■ Exercise goal ■
Give the material once more, word for word, without any images.

■ Dataset extract ■
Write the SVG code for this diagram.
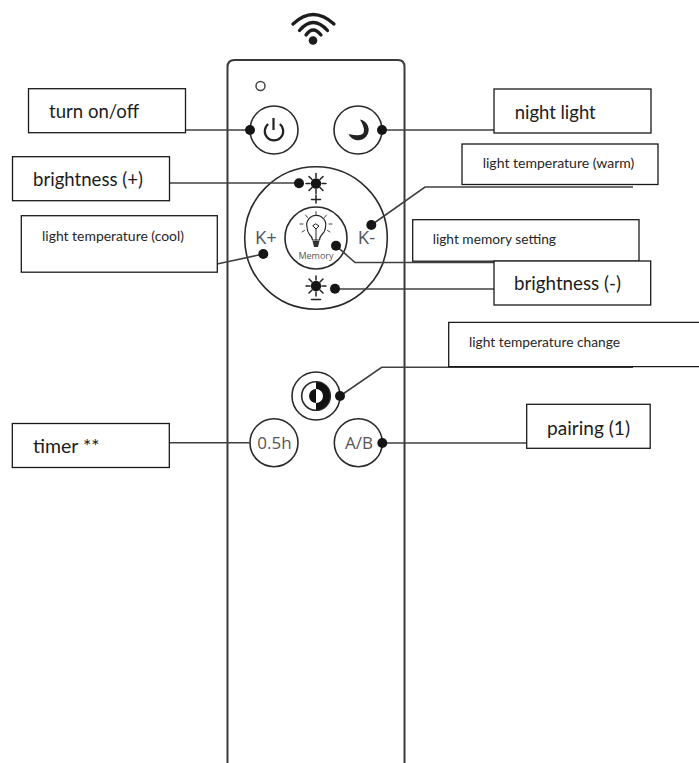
<svg xmlns="http://www.w3.org/2000/svg" width="699" height="763" viewBox="0 0 699 763">
<style>
.box{fill:#fff;stroke:#1a1a1a;stroke-width:1.3}
.big{font:18.5px Lato,"Noto Sans",sans-serif;fill:#1c1c1c}
.small{font:13px Lato,"Noto Sans",sans-serif;fill:#262626}
.ln{fill:none;stroke:#404040;stroke-width:1.6}
.dot{fill:#151515}
.ring{fill:#fff;stroke:#2a2a2a;stroke-width:1.6}
.ico{fill:none;stroke:#222;stroke-linecap:round}
.key{font-family:"Open Sans","DejaVu Sans",sans-serif;fill:#555;text-anchor:middle}
.ray{stroke:#222;stroke-width:1.5;stroke-linecap:round}
.fine{stroke:#444;stroke-width:1;stroke-linecap:round}
</style>
<defs>
<g id="sun">
<circle r="5.200" fill="#151515"/>
<path class="ray" d="M0-10V-6M0 6V10M-10 0H-6M6 0H10M-7-7L-4-4M7-7L4-4M-7 7L-4 4M7 7L4 4"/>
</g>
</defs>
<g id="wifi">
<circle cx="313" cy="40.500" r="4.300" fill="#1d1d1d"/>
<g fill="none" stroke="#1d1d1d" stroke-linecap="round" stroke-width="3.300">
<path d="M293 24Q313 5 334 24"/>
<path d="M299.500 30.500Q313 14.500 327.500 30.500"/>
<path d="M306 35Q313 25 321 35"/>
</g>
</g>
<g id="remote">
<path d="M227.500 763V67Q227.500 60 234.500 60H398Q404.500 60 404.500 67V763" fill="#fff" stroke="#3a3a3a" stroke-width="2"/>
<circle cx="260.500" cy="86" r="4.500" fill="#fff" stroke="#444" stroke-width="1.500"/>
</g>
<g id="btn-power">
<circle class="ring" cx="274" cy="130" r="24"/>
<path d="M268.200 124A9.200 9.200 0 1 0 279.800 124" fill="none" stroke="#222" stroke-width="2.200"/>
<path d="M273.500 118V130" stroke="#222" stroke-width="2.200"/>
</g>
<g id="btn-night">
<circle class="ring" cx="358" cy="130" r="24"/>
<path d="M360 119.500A10.500 10.500 0 1 1 348.500 134Q372 140 360 119.500Z" fill="#222"/>
</g>
<g id="btn-wheel">
<circle class="ring" cx="316" cy="238" r="71.300"/>
<circle class="ring" cx="316" cy="238" r="31"/>
<use href="#sun" x="316" y="183.500"/>
<path class="ray" d="M316 195V203M311.500 199.500H320.500"/>
<use href="#sun" x="316" y="286"/>
<path class="ray" d="M311.500 299.500H320.500"/>
<text class="key" x="266" y="244" font-size="18.500">K+</text>
<text class="key" x="366.500" y="244" font-size="18.500">K-</text>
<g id="bulb">
<path class="ico" stroke-width="1.100" d="M309.500 234.500Q307 231 307 227A9.500 9.500 0 1 1 325.500 227Q325.500 231 322 234.500Q319.500 237 319.500 240H312.500Q312.500 237 309.500 234.500Z"/>
<path d="M312.500 241H319.500L318 247H314Z" fill="#333"/>
<path class="ico" stroke-width="1" d="M316 240V229M313 226L316 229L319 226L316 224Z"/>
<path class="fine" d="M316 211.500V214.500M305.500 215L307.500 217.500M326.500 215L324.500 217.500M300 224H303M332 224H329M302 232L304.500 230.500M330 232L327.500 230.500"/>
</g>
<text class="key" x="316" y="258.700" font-size="9">Memory</text>
</g>
<g id="btn-change">
<circle class="ring" cx="316" cy="396" r="24"/>
<circle class="ring" cx="316" cy="396" r="14.300"/>
<path d="M316 382A14 14 0 0 1 316 410V403A7 7 0 0 0 316 389Z" fill="#111"/>
<path d="M316 389A7 7 0 0 0 316 403Z" fill="#111"/>
</g>
<g id="btn-timer">
<circle class="ring" cx="274" cy="442.700" r="24"/>
<text class="key" x="274.500" y="449" font-size="17">0.5h</text>
</g>
<g id="btn-pair">
<circle class="ring" cx="358.300" cy="442.700" r="24"/>
<text class="key" x="359" y="449" font-size="17">A/B</text>
</g>
<g id="connectors">
<path class="ln" d="M185.500 130H250"/>
<path class="ln" d="M382 130H494"/>
<path class="ln" d="M169.500 183H299"/>
<path class="ln" d="M371.300 225L425 187H633"/>
<path class="ln" d="M217 264L263.300 254"/>
<path class="ln" d="M336 245.700L355 262.500H494"/>
<path class="ln" d="M335 289H494"/>
<path class="ln" d="M340 396L381.700 367.300H633"/>
<path class="ln" d="M169 442.700H250"/>
<path class="ln" d="M382.300 443H527"/>
<g class="dot">
<circle cx="250" cy="130" r="5"/>
<circle cx="382" cy="130" r="5"/>
<circle cx="299" cy="183.300" r="5"/>
<circle cx="371.300" cy="225" r="5"/>
<circle cx="263.300" cy="254" r="5"/>
<circle cx="336" cy="245.700" r="5"/>
<circle cx="335" cy="288.700" r="5"/>
<circle cx="340" cy="396" r="5"/>
<circle cx="382.300" cy="443" r="5"/>
</g>
</g>
<g id="label-turn"><rect class="box" x="28.500" y="88.700" width="157" height="44"/><text class="big" x="49" y="118.300" textLength="90" lengthAdjust="spacingAndGlyphs">turn on/off</text></g>
<g id="label-bplus"><rect class="box" x="12.500" y="156.700" width="157" height="44"/><text class="big" x="33" y="186" textLength="110" lengthAdjust="spacingAndGlyphs">brightness (+)</text></g>
<g id="label-cool"><rect class="box" x="21.300" y="215.700" width="196" height="56.500"/><text class="small" x="42" y="241" textLength="142" lengthAdjust="spacingAndGlyphs">light temperature (cool)</text></g>
<g id="label-timer"><rect class="box" x="12.300" y="423.500" width="157" height="44"/><text class="big" x="33" y="452.700" textLength="66.500" lengthAdjust="spacingAndGlyphs">timer **</text></g>
<g id="label-night"><rect class="box" x="494" y="89" width="157" height="44"/><text class="big" x="514.700" y="119.300" textLength="81" lengthAdjust="spacingAndGlyphs">night light</text></g>
<g id="label-warm"><rect class="box" x="462" y="144" width="196" height="40.500"/><text class="small" x="482.700" y="168" textLength="151.600" lengthAdjust="spacingAndGlyphs">light temperature (warm)</text></g>
<g id="label-memory"><rect class="box" x="412.700" y="219.700" width="226.300" height="41.500"/><text class="small" x="432.700" y="244.300" textLength="123.300" lengthAdjust="spacingAndGlyphs">light memory setting</text></g>
<g id="label-bminus"><rect class="box" x="494" y="261" width="156.700" height="44"/><text class="big" x="514" y="290" textLength="107" lengthAdjust="spacingAndGlyphs">brightness (-)</text></g>
<g id="label-change"><path class="box" d="M699 322.300H448.700V366.700H699"/><text class="small" x="469" y="347.300" textLength="151" lengthAdjust="spacingAndGlyphs">light temperature change</text></g>
<g id="label-pair"><rect class="box" x="526.700" y="404.300" width="123.500" height="44"/><text class="big" x="547" y="435" textLength="83" lengthAdjust="spacingAndGlyphs">pairing (1)</text></g>
</svg>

■ Task solution ■
Write the SVG code for this diagram.
<svg xmlns="http://www.w3.org/2000/svg" width="699" height="763" viewBox="0 0 699 763">
<style>
.box{fill:#fff;stroke:#1a1a1a;stroke-width:1.3}
.big{font:18.5px Lato,"Noto Sans",sans-serif;fill:#1c1c1c}
.small{font:13px Lato,"Noto Sans",sans-serif;fill:#262626}
.ln{fill:none;stroke:#404040;stroke-width:1.6}
.dot{fill:#151515}
.ring{fill:#fff;stroke:#2a2a2a;stroke-width:1.6}
.ico{fill:none;stroke:#222;stroke-linecap:round}
.key{font-family:"Open Sans","DejaVu Sans",sans-serif;fill:#555;text-anchor:middle}
.ray{stroke:#222;stroke-width:1.5;stroke-linecap:round}
.fine{stroke:#444;stroke-width:1;stroke-linecap:round}
</style>
<defs>
<g id="sun">
<circle r="5.200" fill="#151515"/>
<path class="ray" d="M0-10V-6M0 6V10M-10 0H-6M6 0H10M-7-7L-4-4M7-7L4-4M-7 7L-4 4M7 7L4 4"/>
</g>
</defs>
<g id="wifi">
<circle cx="313" cy="40.500" r="4.300" fill="#1d1d1d"/>
<g fill="none" stroke="#1d1d1d" stroke-linecap="round" stroke-width="3.300">
<path d="M293 24Q313 5 334 24"/>
<path d="M299.500 30.500Q313 14.500 327.500 30.500"/>
<path d="M306 35Q313 25 321 35"/>
</g>
</g>
<g id="remote">
<path d="M227.500 763V67Q227.500 60 234.500 60H398Q404.500 60 404.500 67V763" fill="#fff" stroke="#3a3a3a" stroke-width="2"/>
<circle cx="260.500" cy="86" r="4.500" fill="#fff" stroke="#444" stroke-width="1.500"/>
</g>
<g id="btn-power">
<circle class="ring" cx="274" cy="130" r="24"/>
<path d="M268.200 124A9.200 9.200 0 1 0 279.800 124" fill="none" stroke="#222" stroke-width="2.200"/>
<path d="M273.500 118V130" stroke="#222" stroke-width="2.200"/>
</g>
<g id="btn-night">
<circle class="ring" cx="358" cy="130" r="24"/>
<path d="M360 119.500A10.500 10.500 0 1 1 348.500 134Q372 140 360 119.500Z" fill="#222"/>
</g>
<g id="btn-wheel">
<circle class="ring" cx="316" cy="238" r="71.300"/>
<circle class="ring" cx="316" cy="238" r="31"/>
<use href="#sun" x="316" y="183.500"/>
<path class="ray" d="M316 195V203M311.500 199.500H320.500"/>
<use href="#sun" x="316" y="286"/>
<path class="ray" d="M311.500 299.500H320.500"/>
<text class="key" x="266" y="244" font-size="18.500">K+</text>
<text class="key" x="366.500" y="244" font-size="18.500">K-</text>
<g id="bulb">
<path class="ico" stroke-width="1.100" d="M309.500 234.500Q307 231 307 227A9.500 9.500 0 1 1 325.500 227Q325.500 231 322 234.500Q319.500 237 319.500 240H312.500Q312.500 237 309.500 234.500Z"/>
<path d="M312.500 241H319.500L318 247H314Z" fill="#333"/>
<path class="ico" stroke-width="1" d="M316 240V229M313 226L316 229L319 226L316 224Z"/>
<path class="fine" d="M316 211.500V214.500M305.500 215L307.500 217.500M326.500 215L324.500 217.500M300 224H303M332 224H329M302 232L304.500 230.500M330 232L327.500 230.500"/>
</g>
<text class="key" x="316" y="258.700" font-size="9">Memory</text>
</g>
<g id="btn-change">
<circle class="ring" cx="316" cy="396" r="24"/>
<circle class="ring" cx="316" cy="396" r="14.300"/>
<path d="M316 382A14 14 0 0 1 316 410V403A7 7 0 0 0 316 389Z" fill="#111"/>
<path d="M316 389A7 7 0 0 0 316 403Z" fill="#111"/>
</g>
<g id="btn-timer">
<circle class="ring" cx="274" cy="442.700" r="24"/>
<text class="key" x="274.500" y="449" font-size="17">0.5h</text>
</g>
<g id="btn-pair">
<circle class="ring" cx="358.300" cy="442.700" r="24"/>
<text class="key" x="359" y="449" font-size="17">A/B</text>
</g>
<g id="connectors">
<path class="ln" d="M185.500 130H250"/>
<path class="ln" d="M382 130H494"/>
<path class="ln" d="M169.500 183H299"/>
<path class="ln" d="M371.300 225L425 187H633"/>
<path class="ln" d="M217 264L263.300 254"/>
<path class="ln" d="M336 245.700L355 262.500H494"/>
<path class="ln" d="M335 289H494"/>
<path class="ln" d="M340 396L381.700 367.300H633"/>
<path class="ln" d="M169 442.700H250"/>
<path class="ln" d="M382.300 443H527"/>
<g class="dot">
<circle cx="250" cy="130" r="5"/>
<circle cx="382" cy="130" r="5"/>
<circle cx="299" cy="183.300" r="5"/>
<circle cx="371.300" cy="225" r="5"/>
<circle cx="263.300" cy="254" r="5"/>
<circle cx="336" cy="245.700" r="5"/>
<circle cx="335" cy="288.700" r="5"/>
<circle cx="340" cy="396" r="5"/>
<circle cx="382.300" cy="443" r="5"/>
</g>
</g>
<g id="label-turn"><rect class="box" x="28.500" y="88.700" width="157" height="44"/><text class="big" x="49" y="118.300" textLength="90" lengthAdjust="spacingAndGlyphs">turn on/off</text></g>
<g id="label-bplus"><rect class="box" x="12.500" y="156.700" width="157" height="44"/><text class="big" x="33" y="186" textLength="110" lengthAdjust="spacingAndGlyphs">brightness (+)</text></g>
<g id="label-cool"><rect class="box" x="21.300" y="215.700" width="196" height="56.500"/><text class="small" x="42" y="241" textLength="142" lengthAdjust="spacingAndGlyphs">light temperature (cool)</text></g>
<g id="label-timer"><rect class="box" x="12.300" y="423.500" width="157" height="44"/><text class="big" x="33" y="452.700" textLength="66.500" lengthAdjust="spacingAndGlyphs">timer **</text></g>
<g id="label-night"><rect class="box" x="494" y="89" width="157" height="44"/><text class="big" x="514.700" y="119.300" textLength="81" lengthAdjust="spacingAndGlyphs">night light</text></g>
<g id="label-warm"><rect class="box" x="462" y="144" width="196" height="40.500"/><text class="small" x="482.700" y="168" textLength="151.600" lengthAdjust="spacingAndGlyphs">light temperature (warm)</text></g>
<g id="label-memory"><rect class="box" x="412.700" y="219.700" width="226.300" height="41.500"/><text class="small" x="432.700" y="244.300" textLength="123.300" lengthAdjust="spacingAndGlyphs">light memory setting</text></g>
<g id="label-bminus"><rect class="box" x="494" y="261" width="156.700" height="44"/><text class="big" x="514" y="290" textLength="107" lengthAdjust="spacingAndGlyphs">brightness (-)</text></g>
<g id="label-change"><path class="box" d="M699 322.300H448.700V366.700H699"/><text class="small" x="469" y="347.300" textLength="151" lengthAdjust="spacingAndGlyphs">light temperature change</text></g>
<g id="label-pair"><rect class="box" x="526.700" y="404.300" width="123.500" height="44"/><text class="big" x="547" y="435" textLength="83" lengthAdjust="spacingAndGlyphs">pairing (1)</text></g>
</svg>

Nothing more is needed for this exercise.